For a longer visit: Bring plenty of reading material or a project to work on. There’s nothing like a Mediterranean sunset or a walk through an olive grove to ignite creativity. I would recommend staying in an AirBnb in the vieille ville. Particularly in the off-season, you can find some really good deals (think 20 euros a night!). Find a place with a decent kitchen, stock it with the basics: olive oil, salt, pasta, a basil plant…and you can walk to the market daily for fresh fruit, vegetables, and fish.

Above: live music in a small square near the Marché des Halles. I definitely felt exactly like Rick Steves while taking this video. 

Menton is well-situated for day trips to even smaller towns. I’d recommend Èze (take “Nietzsche’s footpath” and be ready for some serious walking) and Villefranche-sur-Mer, both easily accessible by train for just a few euros.

Otherwise, visit the Jean Cocteau museum, as well as his bastion by the sea. Cocteau, an artist, author, and the director of the original Beauty & the Beast, was a contemporary of Matisse and Picasso, and apparently had a bit of a Napoleon complex about keeping up with them. If you visit Villefranche-sur-Mer, you can see the chapel Cocteau decorated, motivated by an effort to compete with the other master artists and their own “spiritual” chef-d’œuvres.
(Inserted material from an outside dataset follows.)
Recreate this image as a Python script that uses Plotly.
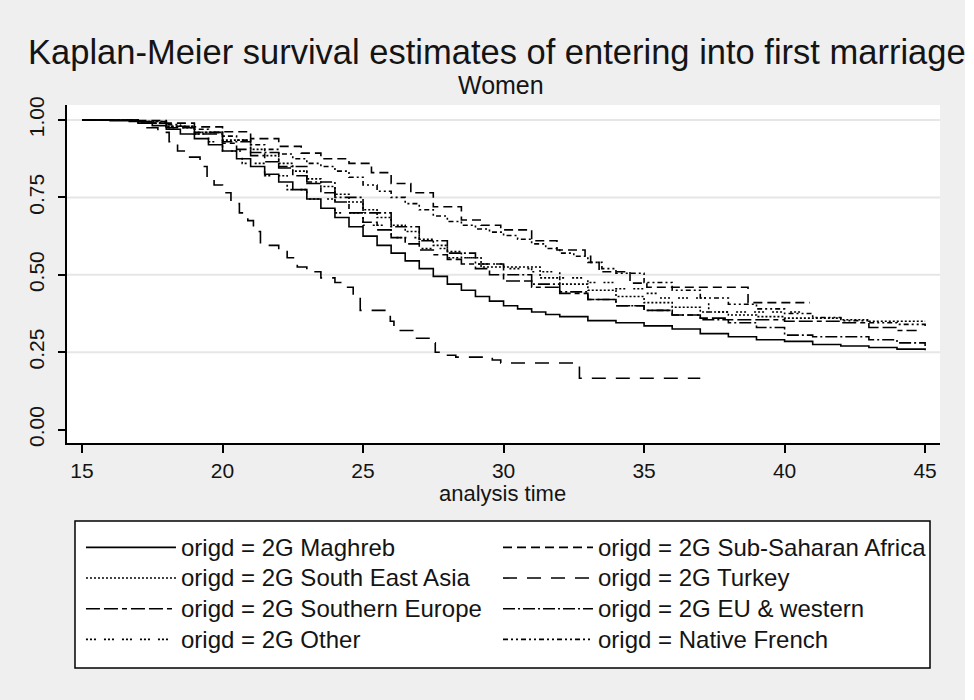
import plotly.graph_objects as go

# Kaplan-Meier step estimates: age at which the step starts, survival S(t)
maghreb_t = [15, 16, 17, 17.5, 18, 18.5, 19, 19.5, 20, 20.5, 21, 21.5, 22, 22.5, 23, 23.5, 24, 24.5, 25, 25.5,
             26, 26.5, 27, 27.5, 28, 28.5, 29, 29.5, 30, 30.5, 31, 31.5, 32, 33, 34, 35, 36, 37, 38, 39,
             40, 41, 42, 43, 44, 45]
maghreb_s = [1.0, 0.998, 0.99, 0.982, 0.97, 0.955, 0.94, 0.92, 0.90, 0.875, 0.85, 0.825, 0.80, 0.775, 0.745, 0.715,
             0.685, 0.655, 0.625, 0.595, 0.57, 0.545, 0.52, 0.495, 0.47, 0.45, 0.43, 0.415, 0.40, 0.39,
             0.38, 0.372, 0.365, 0.352, 0.345, 0.335, 0.325, 0.31, 0.30, 0.29, 0.285, 0.275, 0.27, 0.265, 0.26, 0.256]

subsah_t = [15, 17, 18, 19, 20, 21, 22, 22.8, 23.5, 24.5, 25.3, 26, 26.7, 27.5, 28.5, 29.2, 29.9, 31, 31.9, 32.9,
            33.1, 33.4, 34.5, 35.1, 38.7, 40.9]
subsah_s = [1.0, 0.998, 0.99, 0.978, 0.962, 0.94, 0.915, 0.893, 0.875, 0.86, 0.83, 0.795, 0.765, 0.72, 0.677, 0.66,
            0.645, 0.61, 0.58, 0.56, 0.54, 0.51, 0.473, 0.46, 0.41, 0.41]

sea_t = [15, 17, 18, 19, 20, 21, 21.5, 22, 22.5, 23, 23.5, 24, 24.5, 25, 25.5, 26, 26.5, 27, 27.5, 28,
         28.5, 29.2, 31.3, 32, 33, 34, 35, 36, 37, 38, 39, 40, 42, 43, 45]
sea_s = [1.0, 0.995, 0.98, 0.96, 0.935, 0.905, 0.885, 0.86, 0.835, 0.81, 0.785, 0.76, 0.735, 0.71, 0.685, 0.66,
         0.64, 0.615, 0.595, 0.575, 0.555, 0.525, 0.49, 0.47, 0.45, 0.43, 0.41, 0.395, 0.38, 0.37,
         0.365, 0.36, 0.355, 0.35, 0.35]

turkey_t = [15, 16.5, 17.2, 17.7, 18.1, 18.4, 18.75, 19.2, 19.45, 19.7, 20.0, 20.3, 20.6, 20.9, 21.1, 21.35,
            22.0, 22.3, 22.66, 23.0, 23.5, 24.0, 24.3, 24.65, 24.9, 25.97, 26.1, 26.8, 27.4, 27.57,
            27.9, 28.3, 29.6, 29.9, 32.7, 37.0]
turkey_s = [1.0, 0.995, 0.975, 0.96, 0.93, 0.90, 0.88, 0.85, 0.81, 0.79, 0.765, 0.73, 0.70, 0.675, 0.64, 0.595,
            0.575, 0.555, 0.525, 0.51, 0.49, 0.475, 0.46, 0.43, 0.385, 0.35, 0.32, 0.295, 0.28, 0.25,
            0.24, 0.234, 0.225, 0.215, 0.166, 0.166]

southeu_t = [15, 17, 18, 19, 20, 20.5, 21, 21.5, 22, 22.5, 23, 23.5, 24, 24.5, 25, 25.5, 26, 26.5, 27, 27.5,
             28, 28.5, 29, 29.5, 30, 31, 32, 33, 34, 35, 36, 37, 38, 40, 42, 43, 44, 44.7]
southeu_s = [1.0, 0.99, 0.975, 0.955, 0.925, 0.905, 0.885, 0.865, 0.845, 0.82, 0.795, 0.765, 0.735, 0.70, 0.67,
             0.645, 0.62, 0.60, 0.58, 0.565, 0.55, 0.535, 0.52, 0.50, 0.48, 0.46, 0.44, 0.42, 0.40, 0.385,
             0.37, 0.36, 0.355, 0.35, 0.345, 0.33, 0.32, 0.32]

euwest_t = [15, 17, 18, 19, 20, 21, 22, 23, 24, 25, 26, 27, 28, 29, 30, 31, 32, 33, 34, 35,
            36, 37, 38, 39, 40, 41, 43, 44, 45]
euwest_s = [1.0, 0.995, 0.98, 0.96, 0.93, 0.895, 0.85, 0.80, 0.75, 0.70, 0.655, 0.61, 0.57, 0.535, 0.50, 0.47,
            0.445, 0.42, 0.40, 0.385, 0.37, 0.355, 0.345, 0.33, 0.305, 0.30, 0.29, 0.28, 0.27]

other_t = [15, 17, 18, 19, 19.5, 20, 20.7, 21.5, 22.3, 23, 24, 25, 26, 27, 28, 29, 30, 31, 32, 33,
           34, 35, 35.5, 37.3, 40.7]
other_s = [1.0, 0.99, 0.975, 0.955, 0.93, 0.90, 0.86, 0.82, 0.775, 0.745, 0.70, 0.66, 0.62, 0.585, 0.555, 0.535,
           0.52, 0.51, 0.49, 0.475, 0.455, 0.44, 0.425, 0.38, 0.38]

native_t = [15, 16, 17, 17.5, 18, 18.5, 19, 19.5, 20, 20.5, 21, 21.5, 22, 22.5, 23, 23.5, 24, 24.5, 25, 25.5,
            26, 26.5, 27, 27.5, 28, 28.5, 29, 29.5, 30, 30.5, 31, 31.5, 32, 32.5, 33, 33.5, 34, 35, 36, 37,
            38, 39, 40, 41, 42, 43, 44, 45]
native_s = [1.0, 0.999, 0.995, 0.99, 0.985, 0.978, 0.97, 0.96, 0.948, 0.935, 0.92, 0.905, 0.89, 0.875, 0.86, 0.85,
            0.835, 0.815, 0.79, 0.77, 0.75, 0.73, 0.71, 0.69, 0.672, 0.66, 0.648, 0.638, 0.627, 0.615,
            0.6, 0.585, 0.57, 0.56, 0.54, 0.52, 0.505, 0.475, 0.45, 0.425, 0.405, 0.39, 0.375, 0.362,
            0.352, 0.345, 0.34, 0.335]

# (label, times, survival, dash pattern, legend column)
series = [
    ("origd = 2G Maghreb", maghreb_t, maghreb_s, "solid", "legend"),
    ("origd = 2G South East Asia", sea_t, sea_s, "2px,2px", "legend"),
    ("origd = 2G Southern Europe", southeu_t, southeu_s, "14px,4px,14px,4px,5px,4px", "legend"),
    ("origd = 2G Other", other_t, other_s, "2px,2px,2px,2px,2px,8px", "legend"),
    ("origd = 2G Sub-Saharan Africa", subsah_t, subsah_s, "9px,5px", "legend2"),
    ("origd = 2G Turkey", turkey_t, turkey_s, "14px,10px", "legend2"),
    ("origd = 2G EU & western", euwest_t, euwest_s, "12px,3px,2px,3px", "legend2"),
    ("origd = Native French", native_t, native_s, "5px,3px,2px,3px,2px,3px", "legend2"),
]

x_ticks = [15, 20, 25, 30, 35, 40, 45]
y_ticks = [0.0, 0.25, 0.5, 0.75, 1.0]
y_tick_text = ["0.00", "0.25", "0.50", "0.75", "1.00"]
grid_y = [0.25, 0.5, 0.75, 1.0]

SANS = "Liberation Sans, Arial, sans-serif"
INK = "#141414"

fig = go.Figure()
for name, t, s, dash, leg in series:
    assert len(t) == len(s)
    fig.add_trace(go.Scatter(
        x=t, y=s, mode="lines", name='<span style="font-size:24px">' + name + "</span>",
        line=dict(color="black", width=1.6, dash=dash, shape="hv"),
        legend=leg, hoverinfo="skip",
    ))

# horizontal grid lines (none at zero)
for gy in grid_y:
    fig.add_shape(type="line", xref="paper", x0=0, x1=1, yref="y", y0=gy, y1=gy,
                  line=dict(color="#e6e6e6", width=2), layer="below")

# legend frame, white strips at the outer edge of the graph region
fig.add_shape(type="rect", xref="paper", yref="paper", x0=0.00916, x1=0.98855, y0=-0.6657, y1=-0.2308,
              fillcolor="white", line=dict(color="black", width=1.5), layer="below")
fig.add_shape(type="rect", xref="paper", yref="paper", x0=1.0286, x1=1.05, y0=-0.8, y1=1.35,
              fillcolor="white", line=dict(width=0), layer="below")
fig.add_shape(type="rect", xref="paper", yref="paper", x0=-0.1, x1=1.05, y0=1.3105, y1=1.35,
              fillcolor="white", line=dict(width=0), layer="below")

fig.add_annotation(text="Kaplan-Meier survival estimates of entering into first marriage",
                   xref="paper", yref="paper", x=0.4926, y=1.1568, showarrow=False,
                   xanchor="center", yanchor="middle", font=dict(family=SANS, size=34.5, color=INK))
fig.add_annotation(text="Women", xref="paper", yref="paper", x=0.4977, y=1.059, showarrow=False,
                   xanchor="center", yanchor="middle", font=dict(family=SANS, size=25, color=INK))
fig.add_annotation(text="analysis time", xref="paper", yref="paper", x=0.4983, y=-0.148, showarrow=False,
                   xanchor="center", yanchor="middle", font=dict(family=SANS, size=22, color=INK))

legend_common = dict(orientation="v", y=-0.2485, xanchor="left", yanchor="top",
                     bgcolor="rgba(0,0,0,0)", borderwidth=0,
                     font=dict(family=SANS, size=21.3, color=INK),
                     itemwidth=90, traceorder="normal", tracegroupgap=0)

fig.update_layout(
    width=974, height=700,
    margin=dict(l=67, r=34, t=105, b=257, autoexpand=False),
    paper_bgcolor="#efefef", plot_bgcolor="white",
    showlegend=True,
    legend=dict(x=0.016, **legend_common),
    legend2=dict(x=0.4937, **legend_common),
    xaxis=dict(range=[14.466, 45.53], tickvals=x_ticks, ticks="outside", ticklen=8, tickwidth=1.5,
               tickcolor="black", showline=True, linecolor="black", linewidth=1.5, showgrid=False,
               zeroline=False, tickfont=dict(family=SANS, size=21, color=INK)),
    yaxis=dict(range=[-0.0433, 1.0485], tickvals=y_ticks, ticktext=y_tick_text, tickangle=-90,
               ticks="outside", ticklen=7, tickwidth=1.5, tickcolor="black", showline=True,
               linecolor="black", linewidth=1.5, showgrid=False, zeroline=False,
               ticklabelstandoff=6, tickfont=dict(family=SANS, size=21, color=INK)),
)

fig.write_html("out.html")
For a dinner out, try the plat du jour at Les Enfants Terribles (named for Cocteau’s 1929 novel). They put the daily catch on special, which is fun considering the restaurant’s proximity to the sea.

 Other things to do:

Visit the fine arts museum

Take a boat to Italy: for about twenty euros, you can get to Italy via a small boat in about two hours. (I haven’t tried this, but it looks like a great experience!) Just walk around the port and look for the chalkboard signs advertising departure times.

Take a train to Italy (Ventimiglia). The town isn’t as striking as Menton, but it’s still fun to hop over the border and have some real Italian lasagna, or at least a cappuccino, and get a taste of a different culture.